Bill aims for tighter restrictions on aquarium fishing

LIHUE — Aquarium fishermen can still take from Hawaii’s waters, in spite of a Supreme Court ruling that ended the issuance of aquarium fishing permits statewide until environmental review can be completed.

The practice has to be brought into compliance with the Hawaii Environmental Protection Act, the Court’s opinion states, but the ruling is specifically regarding Aquarium Fish Permits issued pursuant to HRS 188-31.

If fishermen don’t use a fine-meshed net (smaller than two-inch stretched mesh) to collect aquarium fish, they don’t need that permit, according to the Department of Land and Natural Resources.

“Generally, no permit is required to take fish from Hawaii waters for aquarium purposes,” said Bruce Anderson, with the DLNR Division of Aquatic Resources.

If a fisherman takes any kind of fish from the water for commercial sale, a commercial marine license is required, and that’s how a fish could still be sold from Hawaii waters for aquariums in spite of the Court ruling.

“A Commercial Marine License is required to take aquatic life for all commercial purposes, whether it be for food or aquarium purposes,” Anderson said. “No additional permit is needed to take aquarium species with legal size mesh nets and traps.”

The nuances of the licensing and permits go against the spirit of the Supreme Court Ruling, according to Robert Winter, owner of Kauai-based Snorkel Bob’s, who saw the Court opinion as a victory after six years’ worth of effort.

“The spirit and intent was to shut down the aquarium trade pending compliance with HEPA,” Winter said. “They’re just changing the size of the nets.”

And while the Supreme Court is mandating HEPA compliance in the aquarium trade industry in relation to HRS 188-31, DLNR maintains compliance isn’t the entity’s responsibility.

HEPA compliance is the permit applicant’s job, DLNR representatives say, but they are helping with information sharing.

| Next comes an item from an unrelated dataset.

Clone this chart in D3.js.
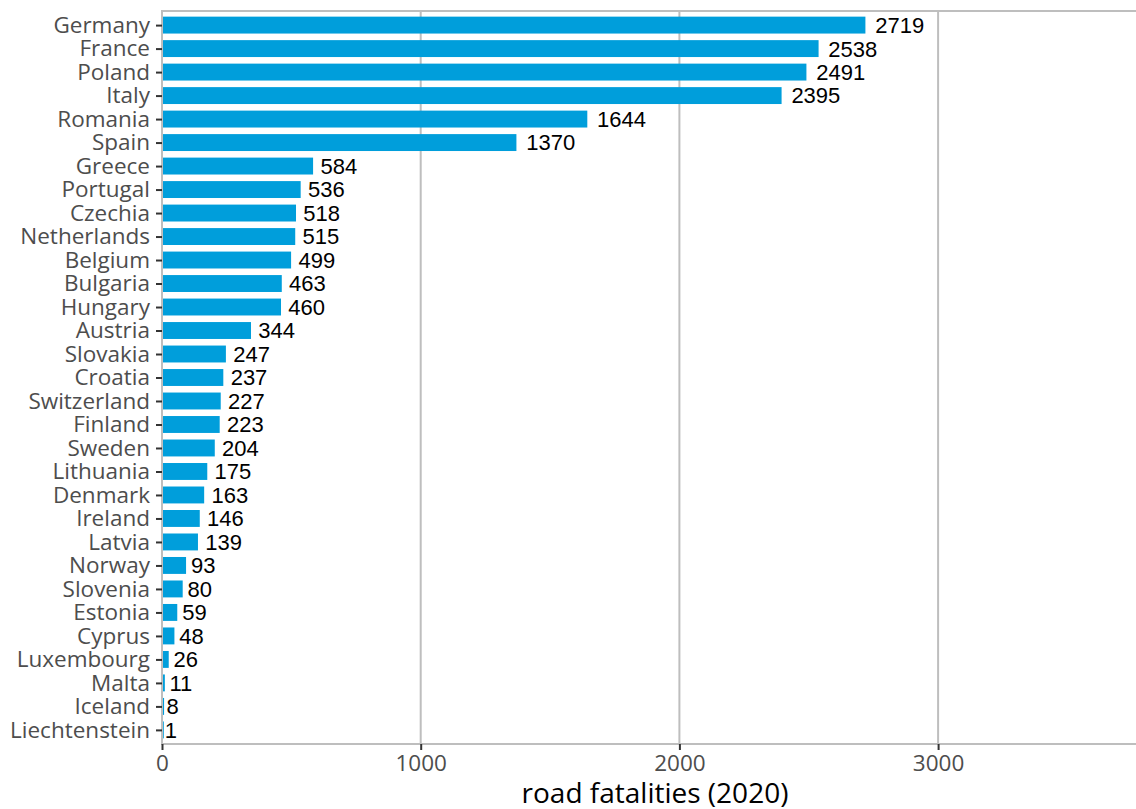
<!DOCTYPE html>
<html>
<head>
<meta charset="utf-8">
<script src="https://cdn.jsdelivr.net/npm/d3@7"></script>
<style>
  body { margin: 0; background: #fff; }
</style>
</head>
<body>
<div class="chart"></div>
<script>
const countries = ["Germany", "France", "Poland", "Italy", "Romania", "Spain", "Greece", "Portugal",
    "Czechia", "Netherlands", "Belgium", "Bulgaria", "Hungary", "Austria", "Slovakia", "Croatia",
    "Switzerland", "Finland", "Sweden", "Lithuania", "Denmark", "Ireland", "Latvia", "Norway",
    "Slovenia", "Estonia", "Cyprus", "Luxembourg", "Malta", "Iceland", "Liechtenstein"];
const fatalities = [2719, 2538, 2491, 2395, 1644, 1370, 584, 536, 518, 515, 499, 463, 460, 344,
    247, 237, 227, 223, 204, 175, 163, 146, 139, 93, 80, 59, 48, 26, 11, 8, 1];
const xTicks = [0, 1000, 2000, 3000];

const width = 1136, height = 809;
const margin = { top: 11, right: -14, bottom: 65, left: 162 };
const innerW = width - margin.left - margin.right;
const innerH = height - margin.top - margin.bottom;
const gridColor = "#bebebe";

const svg = d3.select(".chart")
    .append("svg")
    .attr("width", width)
    .attr("height", height);

const g = svg.append("g")
    .attr("transform", `translate(${margin.left},${margin.top})`);

const x = d3.scaleLinear()
    .domain([0, 3800])
    .range([0, 258.7 * 3.8]);

// ggplot style discrete expansion (0.6 of a step on each side)
const step = innerH / (countries.length - 1 + 1.2);
const y = d3.scalePoint()
    .domain(countries)
    .range([0.6 * step, innerH - 0.6 * step]);
const barH = step * 0.72;

// gridlines
g.append("g")
    .selectAll("line")
    .data(xTicks)
    .enter()
    .append("line")
    .attr("x1", d => x(d))
    .attr("x2", d => x(d))
    .attr("y1", 0)
    .attr("y2", innerH)
    .attr("stroke", gridColor)
    .attr("stroke-width", 2);

// panel border
g.append("rect")
    .attr("x", 0)
    .attr("y", 0)
    .attr("width", innerW)
    .attr("height", innerH)
    .attr("fill", "none")
    .attr("stroke", gridColor)
    .attr("stroke-width", 2);

// bars
g.append("g")
    .selectAll("rect")
    .data(countries)
    .enter()
    .append("rect")
    .attr("x", x(0) + 1)
    .attr("y", d => y(d) - barH / 2)
    .attr("width", (d, i) => Math.max(x(fatalities[i]) - x(0) - 1, 0.8))
    .attr("height", barH)
    .attr("fill", "#009edb");

// value labels (hjust about -0.2, like geom_text)
g.append("g")
    .selectAll("text")
    .data(countries)
    .enter()
    .append("text")
    .text((d, i) => fatalities[i])
    .attr("y", d => y(d))
    .attr("dy", "0.36em")
    .attr("fill", "#000")
    .attr("font-family", "Liberation Sans, Arial, sans-serif")
    .attr("font-size", 22)
    .attr("x", function (d, i) {
        return x(fatalities[i]) + 0.2 * this.getComputedTextLength();
    });

// y axis
const yAxis = d3.axisLeft(y).tickSize(6).tickPadding(6);
const gy = g.append("g").call(yAxis);
gy.select(".domain").remove();
gy.selectAll(".tick line").attr("stroke", "#333").attr("stroke-width", 2);
gy.selectAll(".tick text")
    .attr("fill", "#4d4d4d")
    .attr("font-family", "Open Sans, sans-serif")
    .attr("font-size", 22.5);

// x axis
const xAxis = d3.axisBottom(x).tickValues(xTicks).tickFormat(d3.format("d")).tickSize(6).tickPadding(5);
const gx = g.append("g")
    .attr("transform", `translate(0,${innerH})`)
    .call(xAxis);
gx.select(".domain").remove();
gx.selectAll(".tick line").attr("stroke", "#333").attr("stroke-width", 2);
gx.selectAll(".tick text")
    .attr("fill", "#4d4d4d")
    .attr("font-family", "Open Sans, sans-serif")
    .attr("font-size", 22.5);

svg.append("text")
    .attr("x", 655)
    .attr("y", 803)
    .attr("text-anchor", "middle")
    .attr("fill", "#000")
    .attr("font-family", "Open Sans, sans-serif")
    .attr("font-size", 28)
    .text("road fatalities (2020)");
</script>
</body>
</html>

“These are applicant actions, so Aquarium Fish Permit applicants are responsible for complying with HEPA when they apply for a permit,” Anderson said.

He continued: “DLNR has assisted applicants by providing them with the data we have on aquarium fish populations and commercial landings.”

Meanwhile, SB2003 has surfaced in the Legislature, restricting the “taking of, for commercial purposes, aquatic life by any method of catch to those individuals who hold a valid, non-lapsed aquarium fish permit and commercial marine license.”

It also prohibits DLNR from issuing new aquarium fish permits to take aquatic life for commercial or non-commercial purposes.

But the measure also allows for the renewal of existing aquarium fish permits by those with a commercial marine license for five years, with the ability to transfer to people with a commercial marine license.

Lastly, the measure allows for the taking of, for non-commercial purposes, aquatic life subject to a limit of five aquatic specimens per day, “provided that fine meshed traps, fine meshed nets, throw nets or other prohibited catch methods are not used.”

Winter said he’s not convinced SB2003 is geared in the right direction.

“It expands on an illegal loophole that DLNR established with this whole mesh size thing and the (nuances) between permits and licenses,” Winter said. “They want to make it difficult for you to follow this, but the Supreme Court said the spirit is to shut down aquarium trade.”

The measure is scheduled for a hearing in the Senate Water and Land Committee at 2:45 p.m. today.